§ **WORK TO BE COMPLETED**
Reproduce the listing below exactly, beginning with its first line and ending with the line that holds "import plotly.graph_objects as go"; pictures are not part of the copy.

※

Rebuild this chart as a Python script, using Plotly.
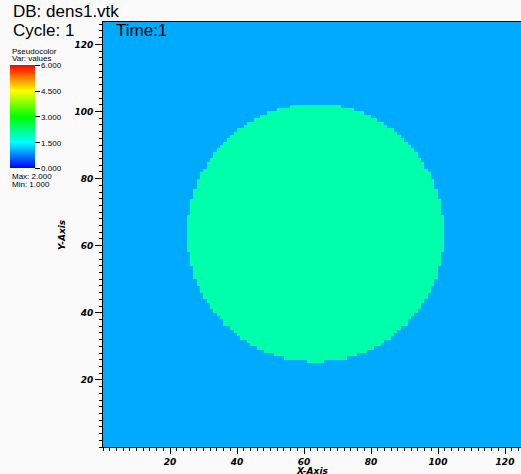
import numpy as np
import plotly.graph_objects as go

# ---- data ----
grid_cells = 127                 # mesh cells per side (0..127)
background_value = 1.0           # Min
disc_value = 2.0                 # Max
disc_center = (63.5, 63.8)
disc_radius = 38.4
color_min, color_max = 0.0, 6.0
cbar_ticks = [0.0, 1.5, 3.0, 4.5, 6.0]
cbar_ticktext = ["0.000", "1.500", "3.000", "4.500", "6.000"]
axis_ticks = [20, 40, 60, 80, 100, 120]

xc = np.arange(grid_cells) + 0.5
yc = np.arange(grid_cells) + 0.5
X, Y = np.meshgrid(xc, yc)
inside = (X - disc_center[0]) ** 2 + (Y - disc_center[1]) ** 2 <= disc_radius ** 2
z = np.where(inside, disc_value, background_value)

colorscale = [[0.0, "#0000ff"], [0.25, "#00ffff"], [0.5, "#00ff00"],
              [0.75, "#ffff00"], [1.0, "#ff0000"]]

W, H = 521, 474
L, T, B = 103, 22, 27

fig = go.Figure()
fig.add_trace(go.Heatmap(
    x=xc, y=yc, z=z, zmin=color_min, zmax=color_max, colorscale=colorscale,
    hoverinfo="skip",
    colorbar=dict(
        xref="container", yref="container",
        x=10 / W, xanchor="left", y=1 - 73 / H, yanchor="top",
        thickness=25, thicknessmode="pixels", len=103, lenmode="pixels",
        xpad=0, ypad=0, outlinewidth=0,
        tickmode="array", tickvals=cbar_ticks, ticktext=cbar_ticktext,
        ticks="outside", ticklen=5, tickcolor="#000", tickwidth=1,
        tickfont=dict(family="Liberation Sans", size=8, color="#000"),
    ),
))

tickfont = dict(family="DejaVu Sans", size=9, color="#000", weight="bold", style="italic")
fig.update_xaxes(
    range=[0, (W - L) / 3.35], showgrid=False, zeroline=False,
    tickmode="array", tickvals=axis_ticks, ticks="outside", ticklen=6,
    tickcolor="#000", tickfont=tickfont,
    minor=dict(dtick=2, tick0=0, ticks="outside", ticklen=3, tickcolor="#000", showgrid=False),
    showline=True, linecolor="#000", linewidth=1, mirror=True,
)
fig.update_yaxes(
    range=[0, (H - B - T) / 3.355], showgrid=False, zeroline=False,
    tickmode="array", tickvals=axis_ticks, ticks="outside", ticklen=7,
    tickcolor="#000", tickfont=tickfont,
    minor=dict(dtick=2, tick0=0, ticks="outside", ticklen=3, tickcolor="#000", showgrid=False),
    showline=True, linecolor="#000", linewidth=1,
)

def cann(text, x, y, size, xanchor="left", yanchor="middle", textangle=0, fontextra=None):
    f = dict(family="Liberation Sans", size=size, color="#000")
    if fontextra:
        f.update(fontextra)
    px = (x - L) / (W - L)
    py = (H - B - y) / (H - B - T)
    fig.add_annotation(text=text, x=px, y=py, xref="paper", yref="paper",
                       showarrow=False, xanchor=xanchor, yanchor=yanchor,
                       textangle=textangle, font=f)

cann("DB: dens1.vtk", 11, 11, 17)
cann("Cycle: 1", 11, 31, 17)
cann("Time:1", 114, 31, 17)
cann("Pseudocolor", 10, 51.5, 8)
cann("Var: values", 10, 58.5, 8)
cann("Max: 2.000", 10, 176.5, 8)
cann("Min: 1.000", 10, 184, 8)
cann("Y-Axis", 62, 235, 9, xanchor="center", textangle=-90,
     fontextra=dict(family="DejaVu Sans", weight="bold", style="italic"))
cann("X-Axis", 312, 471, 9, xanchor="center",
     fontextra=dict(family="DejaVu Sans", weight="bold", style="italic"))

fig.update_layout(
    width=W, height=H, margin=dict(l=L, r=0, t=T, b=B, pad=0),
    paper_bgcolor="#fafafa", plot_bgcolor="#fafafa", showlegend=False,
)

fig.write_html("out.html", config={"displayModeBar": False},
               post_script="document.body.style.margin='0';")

※

§ **SOLUTION**
Rebuild this chart as a Python script, using Plotly.
import numpy as np
import plotly.graph_objects as go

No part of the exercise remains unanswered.